My friend Alan posted earlier today his interpretation of the data here, which is well worth a read. It’s lovely to see someone presenting commentary based on cuts of data drawn from your own dashboard.

DATETRUNC by decade

I recently wrote a post describing how to allow users to decide the level at which their time-based data was displayed: year, quarter, month, week, day etc.

The solution uses the DATETRUNC function. However one weakness of this is that it does not allow decade-based reporting. The DATETRUNC function only goes as high as the YEAR unit.

This evening, I had a desire to allow the user to report at either year or decade level. So I set out to tackle the problem.

In the parameter field (described in the aforementioned post), I added the ability to select Decade. And I used the following formula to define the reporting field:

if [Date unit] = “decade” then str(year([Date])-(year([Date]) % 10))+”s”
elseif [Date unit] = “year” then str(year([Date]))
end

The initial clause is invoked when when Decade is selected. The last part, featuring the % symbol, is the equivalent of the MOD function in Excel. It divides the year of the date by 10 and brings back the remainder.

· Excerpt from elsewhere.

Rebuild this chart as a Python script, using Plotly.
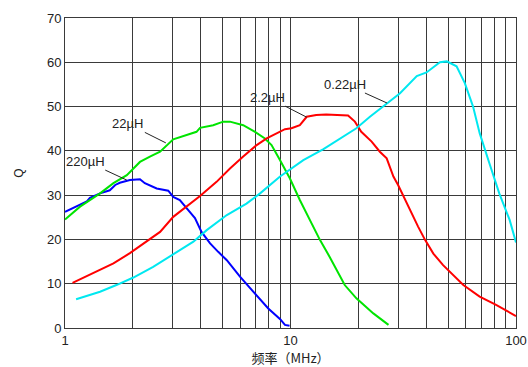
import plotly.graph_objects as go
import math

# 220uH
f_220 = [1.0, 1.25, 1.29, 1.43, 1.58, 1.67, 1.75, 1.94, 2.15, 2.26, 2.55, 2.87, 3.02, 3.23, 3.52, 3.77, 4.03, 4.4, 4.78, 5.22, 5.97, 6.96, 7.97, 9.0, 9.45, 9.9]
q_220 = [26.2, 28.6, 29.4, 30.4, 31.1, 32.3, 32.8, 33.4, 33.6, 32.7, 31.5, 31.0, 29.6, 28.9, 26.6, 24.8, 21.7, 19.1, 17.2, 15.3, 11.6, 7.8, 4.4, 2.0, 0.7, 0.5]

# 22uH
f_22 = [1.0, 1.166, 1.43, 1.64, 1.88, 2.15, 2.38, 2.64, 3.02, 3.46, 3.83, 3.97, 4.54, 5.03, 5.39, 6.17, 6.96, 7.7, 8.24, 8.99, 9.93, 11.0, 12.2, 13.5, 14.9, 17.4, 19.6, 23.3, 27.2]
q_22 = [24.5, 27.4, 30.4, 32.7, 34.5, 37.5, 38.7, 39.8, 42.6, 43.6, 44.3, 45.2, 45.8, 46.6, 46.6, 45.8, 44.3, 42.8, 41.3, 37.9, 33.8, 28.9, 24.4, 19.9, 16.1, 9.7, 6.7, 3.3, 0.7]

# 2.2uH
f_2p2 = [1.08, 1.43, 1.64, 1.94, 2.22, 2.64, 3.02, 3.46, 3.97, 4.7, 5.39, 6.17, 7.08, 7.84, 9.45, 10.1, 11.0, 11.8, 13.0, 14.4, 16.0, 18.0, 19.3, 20.6, 22.9, 24.9, 26.7, 28.6, 30.0, 31.0, 33.8, 36.8, 39.5, 43.0, 47.5, 52.0, 58.4, 69.0, 81.6, 100.0]
q_2p2 = [10.2, 13.1, 14.6, 16.9, 19.0, 21.7, 25.1, 27.5, 29.8, 33.0, 36.0, 38.7, 41.3, 42.8, 44.9, 45.1, 45.8, 47.7, 48.1, 48.2, 48.1, 48.0, 46.6, 44.3, 42.1, 39.8, 38.3, 34.2, 32.3, 30.8, 26.6, 22.9, 19.9, 16.8, 14.2, 12.3, 9.7, 7.1, 5.2, 2.7]

# 0.22uH
f_0p22 = [1.12, 1.43, 1.69, 2.01, 2.46, 2.92, 3.71, 4.25, 5.22, 6.38, 7.33, 8.99, 11.4, 14.0, 17.1, 19.6, 22.5, 26.7, 30.6, 36.3, 40.1, 46.0, 49.3, 54.5, 59.3, 64.5, 69.0, 76.2, 84.3, 93.7, 100.0]
q_0p22 = [6.5, 8.2, 9.7, 11.4, 13.8, 16.1, 19.5, 22.1, 25.5, 28.1, 30.4, 34.2, 37.9, 40.4, 43.3, 45.1, 47.7, 50.7, 53.0, 56.9, 57.7, 60.0, 60.2, 59.1, 55.3, 50.0, 44.0, 37.2, 30.4, 24.4, 19.3]

series = [
    ("220µH", f_220, q_220, "#0000ff"),
    ("22µH", f_22, q_22, "#00e400"),
    ("2.2µH", f_2p2, q_2p2, "#ff0000"),
    ("0.22µH", f_0p22, q_0p22, "#00e8f0"),
]

# label anchor points on curves (freq, Q) and pixel offsets of label
labels = [
    ("220µH", 1.88, 33.4, -41, -19),
    ("22µH", 2.8, 41.8, -38, -19),
    ("2.2µH", 11.8, 47.6, -39, -20),
    ("0.22µH", 26.8, 50.8, -42, -19),
]

x_grid = [1, 2, 3, 4, 5, 6, 7, 8, 9, 10, 20, 30, 40, 50, 60, 70, 80, 90, 100]
x_text = ["1", "", "", "", "", "", "", "", "", "10", "", "", "", "", "", "", "", "", "100"]

fig = go.Figure()
for name, f, q, c in series:
    fig.add_trace(go.Scatter(x=f, y=q, mode="lines", name=name,
                             line=dict(color=c, width=2), showlegend=False,
                             hoverinfo="skip"))

font = dict(family="Liberation Sans, Arial, sans-serif", size=13, color="#222")
for txt, fx, qy, ax, ay in labels:
    fig.add_annotation(x=math.log10(fx), y=qy, xref="x", yref="y", text=txt,
                       showarrow=True, arrowhead=0, arrowwidth=1, arrowcolor="#222",
                       ax=ax, ay=ay, font=font, standoff=0, bgcolor="rgba(255,255,255,0)")

fig.update_layout(
    width=528, height=367,
    margin=dict(l=65, r=12, t=18, b=39),
    paper_bgcolor="white", plot_bgcolor="white",
    font=font,
    xaxis=dict(type="log", range=[0, 2], tickvals=x_grid, ticktext=x_text,
               showgrid=True, gridcolor="#3a3a3a", gridwidth=1,
               showline=True, linecolor="#3a3a3a", linewidth=1, mirror=True,
               ticks="", zeroline=False, automargin=False,
               title=dict(text="频率（MHz）", font=dict(family="Noto Sans CJK SC, sans-serif", size=13, color="#222"), standoff=2)),
    yaxis=dict(range=[0, 70], dtick=10, showgrid=True, gridcolor="#3a3a3a", gridwidth=1,
               showline=True, linecolor="#3a3a3a", linewidth=1, mirror=True,
               ticks="", zeroline=False, automargin=False,
               title=dict(text="Q", font=dict(size=12), standoff=20)),
)

fig.write_html("out.html", config={"displayModeBar": False},
               post_script="document.body.style.margin='0';document.body.style.overflow='hidden';")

So if you have a date in the year 1987, it’ll do the calculation 1987 – 7, bringing back 1980. The “s” is strung onto the end to make “1980s.

If you need the field to appear as and be treated as a date, then things get a little more tricky. Unfortunately, you can’t use the DATETRUNC feature against the parameter, as whenever Decade is selected, it’ll break, even if that clause isn’t being invoked. (Rather annoying.) And so you’ll need to use an IF THEN ELSEIF to populate based on each of the parameter’s values:

IF [parameter] = “Week” then DATETRUNC(‘week’,[Date])

ELSEIF [parameter] = “Month” then DATETRUNC(‘month’,[Date])

ELSEIF [parameter] = “Year” then DATETRUNC(‘year’,[Date])

ELSEIF [parameter] = “Decade” then date(“01/01/”+str(year([Date])-(year([Date]) % 10)))

END

Not the most elegant. But it should do the trick.